**Your instructions**: An exact copy of all the data is required, with pictures left out.

- - - - - - -

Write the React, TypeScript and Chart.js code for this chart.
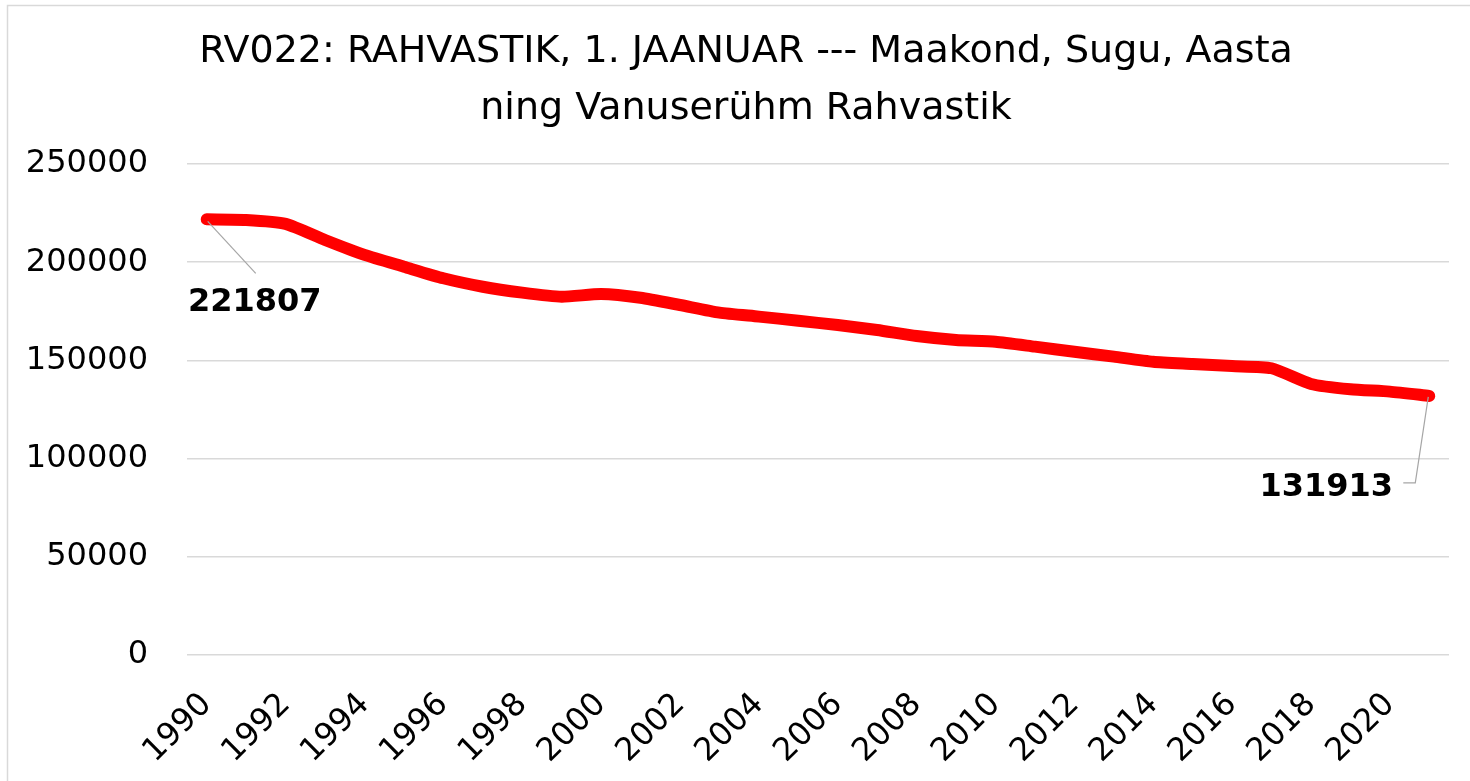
import { useEffect, useRef } from "react";
import { Chart, registerables } from "chart.js";

Chart.register(...registerables);

const years: string[] = [
  "1990", "1991", "1992", "1993", "1994", "1995", "1996", "1997", "1998", "1999",
  "2000", "2001", "2002", "2003", "2004", "2005", "2006", "2007", "2008", "2009",
  "2010", "2011", "2012", "2013", "2014", "2015", "2016", "2017", "2018", "2019",
  "2020", "2021",
];

const population: number[] = [
  221807, 221500, 219500, 211300, 203700, 197700, 191800, 187500, 184500, 182400,
  183800, 181900, 178200, 174300, 172300, 170200, 168000, 165500, 162400, 160400,
  159500, 157000, 154400, 151900, 149300, 148200, 147100, 146000, 138000, 135300,
  134100, 131913,
];

const titleLines: string[] = [
  "RV022: RAHVASTIK, 1. JAANUAR --- Maakond, Sugu, Aasta",
  "ning Vanuserühm Rahvastik",
];

const yMin = 0;
const yMax = 250000;
const yStep = 50000;

export default function App() {
  const canvasRef = useRef<HTMLCanvasElement | null>(null);

  useEffect(() => {
    document.body.style.margin = "0";
    const canvas = canvasRef.current;
    if (!canvas) return;

    const framePlugin = {
      id: "frame",
      beforeDraw(chart: any) {
        const ctx = chart.ctx;
        ctx.save();
        ctx.fillStyle = "#ffffff";
        ctx.fillRect(0, 0, chart.width, chart.height);
        ctx.strokeStyle = "#d9d9d9";
        ctx.lineWidth = 1.5;
        ctx.strokeRect(7.5, 5.5, chart.width + 20, chart.height + 20);
        ctx.restore();
      },
    };

    const titlePlugin = {
      id: "twoLineTitle",
      afterDraw(chart: any) {
        const ctx = chart.ctx;
        ctx.save();
        ctx.fillStyle = "#000000";
        ctx.font = "38px 'DejaVu Sans'";
        ctx.textAlign = "center";
        ctx.textBaseline = "alphabetic";
        const cx = 746;
        ctx.fillText(titleLines[0], cx, 62);
        ctx.fillText(titleLines[1], cx, 119);
        ctx.restore();
      },
    };

    const labelPlugin = {
      id: "endLabels",
      afterDatasetsDraw(chart: any) {
        const meta = chart.getDatasetMeta(0);
        const first = meta.data[0];
        const lastIdx = meta.data.length - 1;
        const last = meta.data[lastIdx];
        const ctx = chart.ctx;
        ctx.save();
        ctx.strokeStyle = "#a6a6a6";
        ctx.lineWidth = 1.2;
        ctx.beginPath();
        ctx.moveTo(first.x + 1, first.y + 2);
        ctx.lineTo(first.x + 49, first.y + 54);
        ctx.stroke();
        ctx.beginPath();
        ctx.moveTo(last.x - 1, last.y + 1);
        ctx.lineTo(last.x - 14, last.y + 87);
        ctx.lineTo(last.x - 26, last.y + 87);
        ctx.stroke();

        ctx.fillStyle = "#000000";
        ctx.font = "bold 32px 'DejaVu Sans'";
        ctx.textAlign = "center";
        ctx.textBaseline = "middle";
        ctx.fillText(String(population[0]), first.x + 48, first.y + 83);
        ctx.fillText(String(population[lastIdx]), last.x - 103, last.y + 92);
        ctx.restore();
      },
    };

    const chart = new Chart(canvas, {
      type: "line",
      data: {
        labels: years,
        datasets: [
          {
            label: "Rahvastik",
            data: population,
            borderColor: "#ff0000",
            backgroundColor: "#ff0000",
            borderWidth: 12,
            borderCapStyle: "round",
            borderJoinStyle: "round",
            pointRadius: 0,
            pointHoverRadius: 0,
            tension: 0.2,
            fill: false,
          },
        ],
      },
      options: {
        animation: false,
        responsive: false,
        maintainAspectRatio: false,
        layout: { padding: { top: 164, left: 0, right: 21, bottom: 0 } },
        plugins: {
          legend: { display: false },
          title: { display: false },
          tooltip: { enabled: false },
        },
        scales: {
          x: {
            type: "category",
            offset: true,
            grid: { display: false, drawTicks: false },
            border: { display: false },
            ticks: {
              autoSkip: false,
              minRotation: 45,
              maxRotation: 45,
              padding: 31,
              color: "#000000",
              font: { family: "'DejaVu Sans'", size: 32 },
              callback: (_v: any, i: number) => (i % 2 === 0 ? years[i] : ""),
            },
            afterFit: (scale: any) => {
              scale.height = 126;
              scale.paddingRight = 0;
              scale.paddingLeft = 0;
            },
          },
          y: {
            min: yMin,
            max: yMax,
            grid: { color: "#d9d9d9", lineWidth: 1.5, drawTicks: false },
            border: { display: false },
            ticks: {
              stepSize: yStep,
              padding: 39,
              color: "#000000",
              font: { family: "'DejaVu Sans'", size: 32 },
              callback: (v: any) => String(v),
            },
            afterFit: (scale: any) => {
              scale.width = 187;
            },
          },
        },
      },
      plugins: [framePlugin, titlePlugin, labelPlugin],
    });

    return () => {
      chart.destroy();
    };
  }, []);

  return (
    <div style={{ width: 1470, height: 781, position: "relative" }}>
      <canvas ref={canvasRef} width={1470} height={781} style={{ display: "block" }} />
    </div>
  );
}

- - - - - - -

**Written solution**:
Write the React, TypeScript and Chart.js code for this chart.
import { useEffect, useRef } from "react";
import { Chart, registerables } from "chart.js";

Chart.register(...registerables);

const years: string[] = [
  "1990", "1991", "1992", "1993", "1994", "1995", "1996", "1997", "1998", "1999",
  "2000", "2001", "2002", "2003", "2004", "2005", "2006", "2007", "2008", "2009",
  "2010", "2011", "2012", "2013", "2014", "2015", "2016", "2017", "2018", "2019",
  "2020", "2021",
];

const population: number[] = [
  221807, 221500, 219500, 211300, 203700, 197700, 191800, 187500, 184500, 182400,
  183800, 181900, 178200, 174300, 172300, 170200, 168000, 165500, 162400, 160400,
  159500, 157000, 154400, 151900, 149300, 148200, 147100, 146000, 138000, 135300,
  134100, 131913,
];

const titleLines: string[] = [
  "RV022: RAHVASTIK, 1. JAANUAR --- Maakond, Sugu, Aasta",
  "ning Vanuserühm Rahvastik",
];

const yMin = 0;
const yMax = 250000;
const yStep = 50000;

export default function App() {
  const canvasRef = useRef<HTMLCanvasElement | null>(null);

  useEffect(() => {
    document.body.style.margin = "0";
    const canvas = canvasRef.current;
    if (!canvas) return;

    const framePlugin = {
      id: "frame",
      beforeDraw(chart: any) {
        const ctx = chart.ctx;
        ctx.save();
        ctx.fillStyle = "#ffffff";
        ctx.fillRect(0, 0, chart.width, chart.height);
        ctx.strokeStyle = "#d9d9d9";
        ctx.lineWidth = 1.5;
        ctx.strokeRect(7.5, 5.5, chart.width + 20, chart.height + 20);
        ctx.restore();
      },
    };

    const titlePlugin = {
      id: "twoLineTitle",
      afterDraw(chart: any) {
        const ctx = chart.ctx;
        ctx.save();
        ctx.fillStyle = "#000000";
        ctx.font = "38px 'DejaVu Sans'";
        ctx.textAlign = "center";
        ctx.textBaseline = "alphabetic";
        const cx = 746;
        ctx.fillText(titleLines[0], cx, 62);
        ctx.fillText(titleLines[1], cx, 119);
        ctx.restore();
      },
    };

    const labelPlugin = {
      id: "endLabels",
      afterDatasetsDraw(chart: any) {
        const meta = chart.getDatasetMeta(0);
        const first = meta.data[0];
        const lastIdx = meta.data.length - 1;
        const last = meta.data[lastIdx];
        const ctx = chart.ctx;
        ctx.save();
        ctx.strokeStyle = "#a6a6a6";
        ctx.lineWidth = 1.2;
        ctx.beginPath();
        ctx.moveTo(first.x + 1, first.y + 2);
        ctx.lineTo(first.x + 49, first.y + 54);
        ctx.stroke();
        ctx.beginPath();
        ctx.moveTo(last.x - 1, last.y + 1);
        ctx.lineTo(last.x - 14, last.y + 87);
        ctx.lineTo(last.x - 26, last.y + 87);
        ctx.stroke();

        ctx.fillStyle = "#000000";
        ctx.font = "bold 32px 'DejaVu Sans'";
        ctx.textAlign = "center";
        ctx.textBaseline = "middle";
        ctx.fillText(String(population[0]), first.x + 48, first.y + 83);
        ctx.fillText(String(population[lastIdx]), last.x - 103, last.y + 92);
        ctx.restore();
      },
    };

    const chart = new Chart(canvas, {
      type: "line",
      data: {
        labels: years,
        datasets: [
          {
            label: "Rahvastik",
            data: population,
            borderColor: "#ff0000",
            backgroundColor: "#ff0000",
            borderWidth: 12,
            borderCapStyle: "round",
            borderJoinStyle: "round",
            pointRadius: 0,
            pointHoverRadius: 0,
            tension: 0.2,
            fill: false,
          },
        ],
      },
      options: {
        animation: false,
        responsive: false,
        maintainAspectRatio: false,
        layout: { padding: { top: 164, left: 0, right: 21, bottom: 0 } },
        plugins: {
          legend: { display: false },
          title: { display: false },
          tooltip: { enabled: false },
        },
        scales: {
          x: {
            type: "category",
            offset: true,
            grid: { display: false, drawTicks: false },
            border: { display: false },
            ticks: {
              autoSkip: false,
              minRotation: 45,
              maxRotation: 45,
              padding: 31,
              color: "#000000",
              font: { family: "'DejaVu Sans'", size: 32 },
              callback: (_v: any, i: number) => (i % 2 === 0 ? years[i] : ""),
            },
            afterFit: (scale: any) => {
              scale.height = 126;
              scale.paddingRight = 0;
              scale.paddingLeft = 0;
            },
          },
          y: {
            min: yMin,
            max: yMax,
            grid: { color: "#d9d9d9", lineWidth: 1.5, drawTicks: false },
            border: { display: false },
            ticks: {
              stepSize: yStep,
              padding: 39,
              color: "#000000",
              font: { family: "'DejaVu Sans'", size: 32 },
              callback: (v: any) => String(v),
            },
            afterFit: (scale: any) => {
              scale.width = 187;
            },
          },
        },
      },
      plugins: [framePlugin, titlePlugin, labelPlugin],
    });

    return () => {
      chart.destroy();
    };
  }, []);

  return (
    <div style={{ width: 1470, height: 781, position: "relative" }}>
      <canvas ref={canvasRef} width={1470} height={781} style={{ display: "block" }} />
    </div>
  );
}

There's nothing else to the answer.